Environmental, Social, and Governance (ESG) regulations have been evolving rapidly, driven by increasing awareness of sustainability issues and the need for greater transparency in investment management. For investment managers and their investee companies, staying up to date on the latest ESG regulatory landscape is essential to ensure compliance and minimize risk. In this blog, we will explore the most recent ESG regulations and guidelines affecting investment managers and their investee companies.
- EU Sustainable Finance Disclosure Regulation (SFDR):
The SFDR requires financial market participants, including asset managers, to disclose information on the integration of sustainability risks, their consideration of adverse sustainability impacts, and the promotion of environmental and social characteristics within their investment processes. Investment managers must comply with SFDR by providing information at both the entity and product levels, which includes pre-contractual disclosures, periodic reports, and public disclosures on their websites.
- Task Force on Climate-related Financial Disclosures (TCFD):
The TCFD provides a framework for companies to disclose climate-related financial risks and opportunities in their financial reporting. While not a regulation per se, the TCFD has been widely adopted by companies and investors globally, and regulators in several countries are considering making TCFD-aligned disclosures mandatory. Investment managers should be aware of the TCFD recommendations and encourage their investee companies to align their reporting with this framework.
- EU Taxonomy Regulation:
The EU Taxonomy is a classification system that helps investors identify environmentally sustainable economic activities. Investment managers must disclose how their products align with the EU Taxonomy and report the proportion of their investments in taxonomy-aligned activities. This regulation aims to prevent greenwashing and promote transparency in sustainable investment products.

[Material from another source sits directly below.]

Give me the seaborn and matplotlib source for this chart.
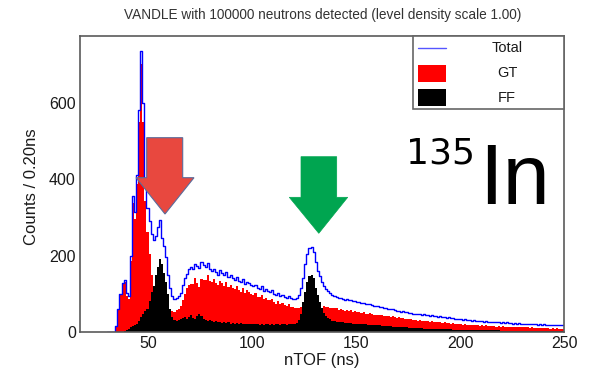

- Net-Zero Asset Owner Alliance and Net-Zero Asset Managers Initiative:
These voluntary initiatives encourage asset owners and managers to commit to achieving net-zero greenhouse gas emissions by 2050. By joining these initiatives, investment managers signal their commitment to addressing climate change and integrating climate considerations into their investment processes. Participating investment managers are expected to set interim targets, engage with investee companies, and report on their progress annually.
- National Regulations and Guidelines:
In addition to the above international and regional ESG regulations and guidelines, investment managers must also comply with country-specific requirements. These may include mandatory ESG reporting, disclosure of ESG risks, or integration of ESG factors into fiduciary duties. It's crucial for investment managers to stay informed about the ESG regulatory landscape in the countries where they operate.
Staying up to date on the evolving ESG regulatory landscape is essential for investment managers and their investee companies to ensure compliance and manage risks effectively. By understanding the latest ESG regulations and guidelines, investment managers can better position themselves to meet investor expectations, seize opportunities, and contribute to a more sustainable financial system.